President Boris Yeltsin's term of "no-ties diplomacy" seemed to have been forgotten by both Washington and Moscow two years ago, but today it appears more alive than ever, said Yevgeny Volk, director of the Moscow branch of the Heritage Foundation. "It turned out to be impossible to build foreign policy without personal contacts, especially with the Americans."

The two presidents, who call each other George and Vladimir, have developed a camaraderie that has affected the tone, if not always the substance, of U.S.-Russia relations.

"There is a great deal of respect and personal affection," U.S. Secretary of State Colin Powell said, Reuters reported. "I think the respect between the two leaders, the understanding of each other's position, the understanding of the needs of each other, give us a more solid foundation upon which to build and move forward."

The summit, and specifically the arms treaty, was proclaimed as bringing an end to the Cold War once and for all. But Kuvaldin said this was missing the point. "The Cold War was buried by the current U.S. president's father and Soviet President Mikhail Gorbachev in Malta in 1989," he said in a telephone interview Sunday. "Now the indefinite post-Cold War period of uncertainty in the development of bilateral relations is over.
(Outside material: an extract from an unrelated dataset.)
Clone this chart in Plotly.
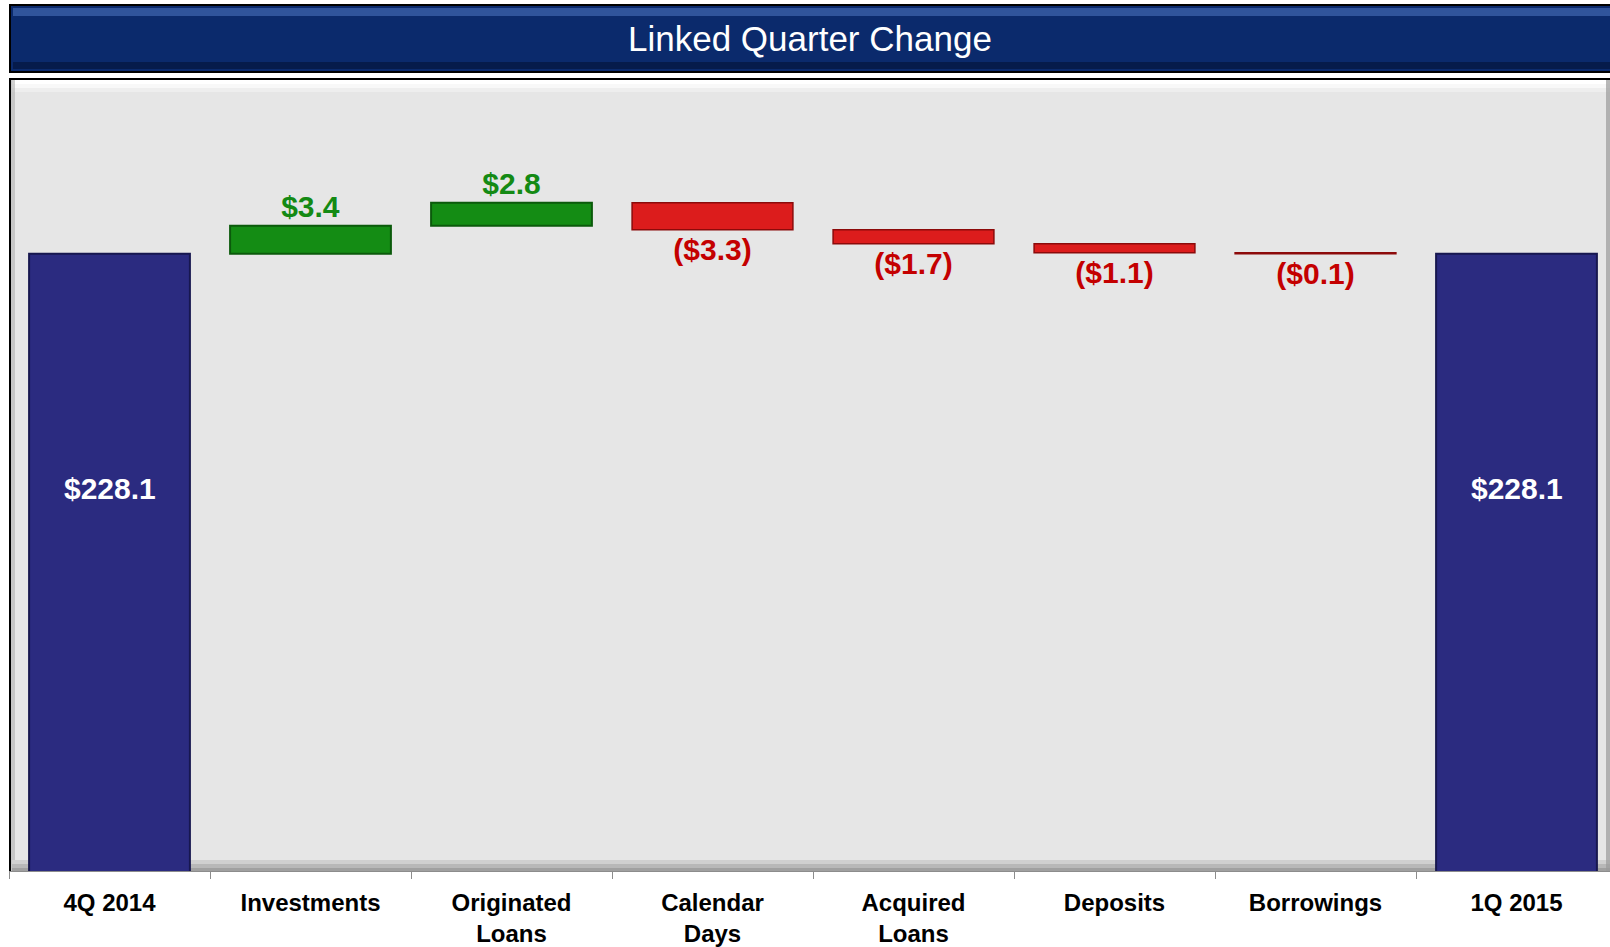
import plotly.graph_objects as go

# data
categories = ["4Q 2014", "Investments", "Originated<br>Loans", "Calendar<br>Days",
              "Acquired<br>Loans", "Deposits", "Borrowings", "1Q 2015"]
measures = ["absolute", "relative", "relative", "relative",
            "relative", "relative", "relative", "total"]
values = [228.1, 3.4, 2.8, -3.3, -1.7, -1.1, -0.1, 0]
total_labels = ["$228.1", "$228.1"]

W, H = 1610, 947
PLOT_L, PLOT_R, PLOT_T, PLOT_B = 9, 1610, 79, 871
Y_RANGE = [152.8, 249.4]

COLORS = {
    "total": "#2b2b80",
    "total_line": "#17174f",
    "up": "#148c14",
    "up_line": "#0b5a0b",
    "down": "#dc1c1c",
    "down_line": "#8c0a0a",
    "up_text": "#148a14",
    "down_text": "#c40000",
    "banner": "#0b2a6c",
    "panel": "#e6e6e6",
}


def px_x(px):
    return (px - PLOT_L) / (PLOT_R - PLOT_L)


def px_y(py):
    return (PLOT_B - py) / (PLOT_B - PLOT_T)


def fmt(v):
    return f"<b>${v:.1f}</b>" if v >= 0 else f"<b>(${abs(v):.1f})</b>"


texts = ["" if m != "relative" else fmt(v) for m, v in zip(measures, values)]
text_colors = [COLORS["up_text"] if v >= 0 else COLORS["down_text"] for v in values]

fig = go.Figure()
fig.add_trace(go.Waterfall(
    x=categories, y=values, measure=measures,
    text=texts, textposition="outside",
    textfont=dict(family="Liberation Sans, Arial", size=30, color=text_colors),
    increasing=dict(marker=dict(color=COLORS["up"], line=dict(color=COLORS["up_line"], width=2))),
    decreasing=dict(marker=dict(color=COLORS["down"], line=dict(color=COLORS["down_line"], width=1.5))),
    totals=dict(marker=dict(color=COLORS["total"], line=dict(color=COLORS["total_line"], width=2))),
    connector=dict(visible=False),
    width=0.8, cliponaxis=False, hoverinfo="skip", showlegend=False,
))

# total labels inside the navy bars
ti = 0
for i, m in enumerate(measures):
    if m in ("absolute", "total"):
        fig.add_annotation(
            x=categories[i], y=px_y(488), xref="x", yref="paper", yanchor="middle",
            text=f"<b>{total_labels[ti]}</b>", showarrow=False,
            font=dict(family="Liberation Sans, Arial", size=30, color="white"),
        )
        ti += 1

shapes = []
# title banner
shapes.append(dict(type="rect", xref="paper", yref="paper",
                   x0=px_x(10), x1=px_x(1612), y0=px_y(72), y1=px_y(5),
                   fillcolor=COLORS["banner"], line=dict(color="black", width=2), layer="above"))
shapes.append(dict(type="rect", xref="paper", yref="paper",
                   x0=px_x(13), x1=px_x(1612), y0=px_y(16), y1=px_y(8),
                   fillcolor="#3a5fa8", line=dict(width=0), opacity=0.8, layer="above"))
shapes.append(dict(type="rect", xref="paper", yref="paper",
                   x0=px_x(13), x1=px_x(1612), y0=px_y(69), y1=px_y(62),
                   fillcolor="#061a48", line=dict(width=0), opacity=0.9, layer="above"))
# panel frame: top white gradient band and dark edge
for a, b, c in [(80, 84, "#ffffff"), (84, 88, "#f8f8f8"), (88, 92, "#eeeeee")]:
    shapes.append(dict(type="rect", xref="paper", yref="paper",
                       x0=px_x(12), x1=px_x(1610), y0=px_y(b), y1=px_y(a),
                       fillcolor=c, line=dict(width=0), layer="below"))
shapes.append(dict(type="line", xref="paper", yref="paper",
                   x0=px_x(9), x1=px_x(1610), y0=px_y(79), y1=px_y(79),
                   line=dict(color="black", width=2), layer="above"))
shapes.append(dict(type="line", xref="paper", yref="paper",
                   x0=px_x(10), x1=px_x(10), y0=px_y(871), y1=px_y(79),
                   line=dict(color="black", width=2), layer="above"))
shapes.append(dict(type="rect", xref="paper", yref="paper",
                   x0=px_x(11), x1=px_x(15), y0=px_y(871), y1=px_y(80),
                   fillcolor="#b0b0b0", line=dict(width=0), opacity=0.6, layer="below"))
shapes.append(dict(type="rect", xref="paper", yref="paper",
                   x0=px_x(1606), x1=px_x(1610), y0=px_y(871), y1=px_y(80),
                   fillcolor="#9a9a9a", line=dict(width=0), opacity=0.7, layer="above"))
# bottom shadow
for a, b, c in [(860, 864, "#d0d0d0"), (864, 868, "#b8b8b8"), (868, 871, "#a0a0a0")]:
    shapes.append(dict(type="rect", xref="paper", yref="paper",
                       x0=px_x(12), x1=px_x(1610), y0=px_y(b), y1=px_y(a),
                       fillcolor=c, line=dict(width=0), layer="below"))

fig.add_annotation(
    x=px_x(810), y=px_y(38), xref="paper", yref="paper", yanchor="middle",
    text="Linked Quarter Change", showarrow=False,
    font=dict(family="Liberation Sans, Arial", size=35, color="white"),
)

n = len(categories)
x_end = (PLOT_R - PLOT_L) / ((1617 - PLOT_L) / n) - 0.5

fig.update_layout(
    width=W, height=H,
    margin=dict(l=PLOT_L, r=W - PLOT_R, t=PLOT_T, b=H - PLOT_B, autoexpand=False),
    plot_bgcolor=COLORS["panel"], paper_bgcolor="white",
    shapes=shapes,
    font=dict(family="Liberation Sans, Arial", color="black"),
    xaxis=dict(
        type="category", range=[-0.5, x_end], tickson="boundaries",
        ticks="outside", ticklen=7, tickcolor="#8c8c8c",
        showline=True, linecolor="#8c8c8c", linewidth=1, automargin=False,
        showgrid=False, tickfont=dict(size=24, color="black", family="Liberation Sans, Arial"),
        ticklabelstandoff=10,
    ),
    yaxis=dict(range=Y_RANGE, visible=False, showgrid=False, automargin=False),
)
fig.update_xaxes(ticktext=[f"<b>{c}</b>" for c in categories], tickvals=categories)

# drop the browser's default body margin so the figure sits at the page corner
fig.write_html("out.html", config={"displayModeBar": False},
               post_script="document.body.style.margin='0';")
It turned out that there are many fields in which we have common interests, including the situation in Afghanistan and prospects of war in South Asia."

Visible proof of these new common interests came when Putin and Bush addressed the issue of Pakistan's missile testing Saturday. Bush used strong words to urge Pakistani President Pervez Musharaff, his ally in the counter-terrorism campaign, to exercise restraint, while Putin said he hoped to meet with the Indian and Pakistani leaders in Kazakhstan next month.

But for both countries, the U.S.-Russia relationship is just one aspect of their foreign policies. As Bush left St. Petersburg for Paris, Putin met at Tsarskoye Selo with Finnish President Tarja Halonen and then returned to Moscow where a Russia-EU summit will be held this week.

The United States is the most important partner for Russia in terms of international stability and security, Putin told reporters after the meeting with Halonen. "However, we are not forgetting that we are in Europe," he said. He also mentioned Russia's interests in Asia, where the country has a long border with China, and said relations with Japan "are developing not so badly."

Russia also had something to offer Bush. With a series of political failures in the Middle East and increased opposition to his foreign policy among European allies, Bush needed a positive summit with Putin, Volk said.

For many Russians, however, the summit was of limited interest, and news reports describing Bush's visit as "historic" were met with some ridicule.

"Unlike the meeting between [Leonid] Brezhnev and [Richard] Nixon [30 years ago], the current date is perceived by society with cool irrelevance, and the summit's intense advertising only highlights this tired coolness," commentator Maxim Sokolov wrote in the Izvestia newspaper.